Columnista invitada: Daniela Romero

Han pasado 7 meses y unos pocos días en que dejé de ser la Daniela reventada-repelente-vomítivo-esquizoide y siempre arriba del balón chiquillo. Tiempo más que suficiente para llevar a cabo mi propia transición democrática y elegir desde la nada qué quiero ser.

Obviamente no puedo desligarme de mi pasado en que las noches de alcohol y drogas eran pan da cada día, en que no conocía el amor propio y todo era dispersión y azar. Cada vez que recuerdo aquellos momentos empañados de carencia de valores, de cariños y de lejanía con la realidad, refuerzo la Daniela qué quiero ser.

Es bastante fascinante la sensación de venir de vuelta, y ver cómo en mis 35 años he conocido el lado oscuro de la fuerza: encierro total, accidentes, violencia, sobredósis, angustia, miedo, dolor, alejamiento de mí misma.

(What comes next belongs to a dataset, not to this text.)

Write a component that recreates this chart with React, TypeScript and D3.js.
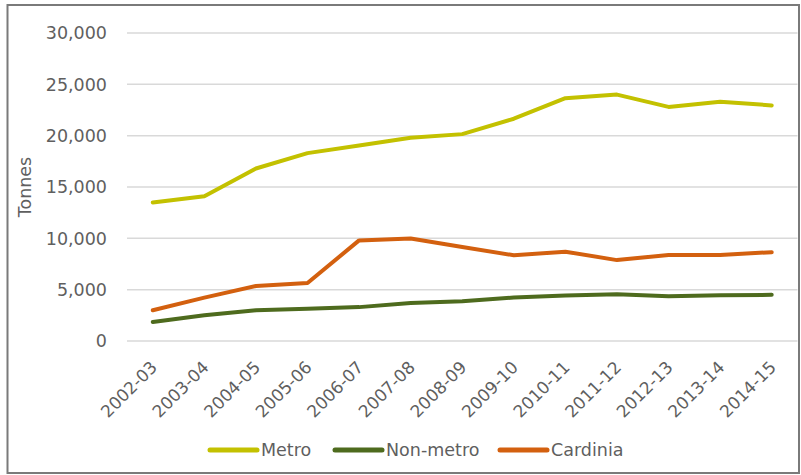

Siento que si no morí en aquellas noches de paranoia, además de por tener un angel guardián ultra eficiente, fue porque así era mi destino, conocer el lado negro de la vida para luego soplar con la tormenta hacia un descubrimiento de mi ser y de las posibilidades que me ofrece la vida, que por una suerte merecida o no, son muchas, bellas y quizás demasiado satisfactorias.

Camino hacia una profesión, hacia una autonomía, hacia un destino que he decidido forjar, con una gran mochila que son todos mis días vividos, pero veo una luz maravillosa que se acerca día a día. Me encanta ser yo, ni más ni menos, no podría olvidar nada de lo bueno ni lo malo que he hecho, si lo hiciera perdería mi identidad, y es lo que menos quiero perder por estos días.

Aprendí a que la gente puede dudar de mí, tengo un historial que podría avalar desconfianza, pero la maravilla es que no me enrrollo con eso, porque descubrí que la confianza en uno mismo es lo más importante, y siento que ya es parte de cada paso que doy. Podré titubear, podré hacer las cosas no 100% perfectas, pero eso no vale comparado con lo renacida que me siento.

La vida me dio una nueva oportunidad y no la despilfarraré porque huelo demasiado amor, demasiado triunfo y demasiado bienestar, incluso en Iquique: una ciudad que huele a basura.